例えば『グッドフェローズ』も本当に好きな映画だけど、あのように殺し屋をクールに描こうという意識が今作からはほとんど感じられない。基本的に情けない・どうしようもない・後に引けないという苦しさばかり伝わってくる。
そういうキャラを見ていると、どうしても過去の作品に対する「自省」のようなものを感じてしまって、そうやって向き合うことをやめないのが巨匠たる所以なのかなとも思う。時代と共に変化していくというのは本当に難しいことだと思うし、それができずに消えていく一発屋みたいな人はたくさんいるけど、半世紀も世界のトップに居続ける人の姿勢は尋常じゃない。

④その他印象に残ったこと

・妻役のリリー・グラッドストーン、初めて見たけど、いい役者すぎる。表情で語れる人。時代と健康状態に応じて、容姿が別人のように変化していくのもすごい。

・「フラワームーン」の意味が提示されるシーンはあったけど、正直このわかりづらいタイトルでいいのかな…と思ってしまった。観た後でも思い出せなかったし、モチーフとしてすごく印象的なものでもない。

・『ラストワルツ』から共にしていたロビーロバートソンに捧げられているのさすがに泣けた。。こうやって人生を共にできる盟友のような創作のパートナーと出会いたいものだなと思った。

・ディカプリオがプロデュースをしてるのもすごいな〜と思う。彼ほどの世界的俳優がやらないと損になる役回りだけど、社会への意味や影響を考えられるだけの余裕を感じる。

・デニーロの「友達としての助言だ」という嘘に対しての、「あなたは友達じゃない」というセリフが結構しびれたな〜。

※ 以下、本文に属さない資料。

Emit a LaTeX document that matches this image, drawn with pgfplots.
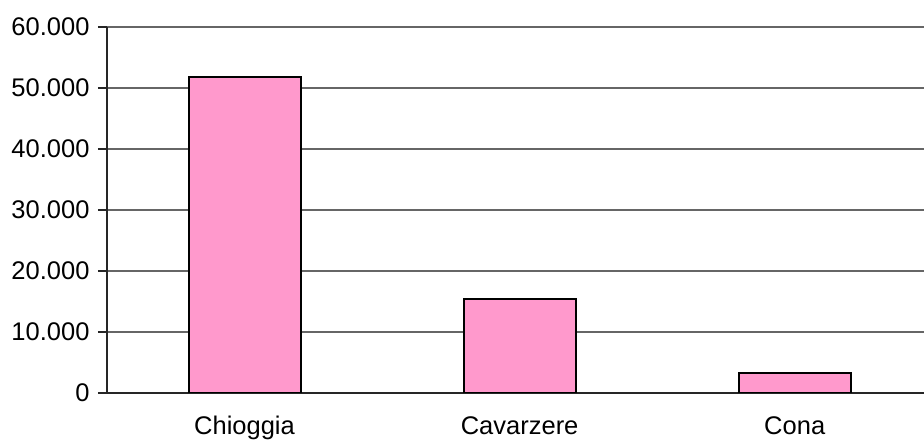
\documentclass[border=0pt]{standalone}
\usepackage{fontspec}
\setmainfont{Liberation Sans}
\usepackage{pgfplots}
\pgfplotsset{compat=1.18}
\definecolor{barpink}{HTML}{FF99CC}
\begin{document}
\begin{tikzpicture}
\begin{axis}[
  at={(107bp,48bp)}, anchor=south west,
  scale only axis,
  width=817bp, height=366bp,
  xmin=-0.5, xmax=2.47,
  ymin=0, ymax=60000,
  ytick={0,10000,20000,30000,40000,50000,60000},
  scaled y ticks=false,
  /pgf/number format/.cd, 1000 sep={.}, assume math mode=true,
  /pgfplots/.cd,
  xtick={0,1,2},
  xticklabels={Chioggia,Cavarzere,Cona},
  axis x line*=bottom, axis y line*=left,
  axis line style={-, black!85, line width=1.2bp},
  ymajorgrids,
  grid style={black!60, line width=1.1bp},
  x tick style={draw=none},
  y tick style={black!85, line width=1.2bp},
  tick align=outside,
  major tick length=9bp,
  ticklabel style={font=\fontsize{25.5bp}{30bp}\selectfont},
  yticklabel style={xshift=-5bp},
  xticklabel style={yshift=-11bp},
  ybar, bar width=112bp,
]
\addplot[fill=barpink, draw=black, line width=2bp] coordinates {(0,51800) (1,15450) (2,3200)};
\end{axis}
\pgfresetboundingbox
\path (0,0) rectangle (924bp,441bp);
\end{tikzpicture}
\end{document}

別に自分にとって重要でない人に対してああやって拒絶を示せる人でいたい。

・死体や突然の爆音など、意図的に観客を驚かせようとしている露悪的な描写が多いと感じた。グッドフェローズのような爽快な作品の方が個人的には好きなんだけど、余韻が大きな作品は今作のようなタイプなのかもしれない。

・インスリンの扱いについて気になったのが、どこまでが意図的でどこまでが愚かさによるものなのかという部分。正直恐怖に脅されて動いているというよりは、自らの正義のために動いているように見えるシーンが作品全体を通して多かったけど、妻に悪い影響をもたらすと知った上で続けていたのだろうか。妻や家族への愛は本物に見えたけど、最後に愛想をつかされるのは、嘘と愚かさの二面性があるなと感じた。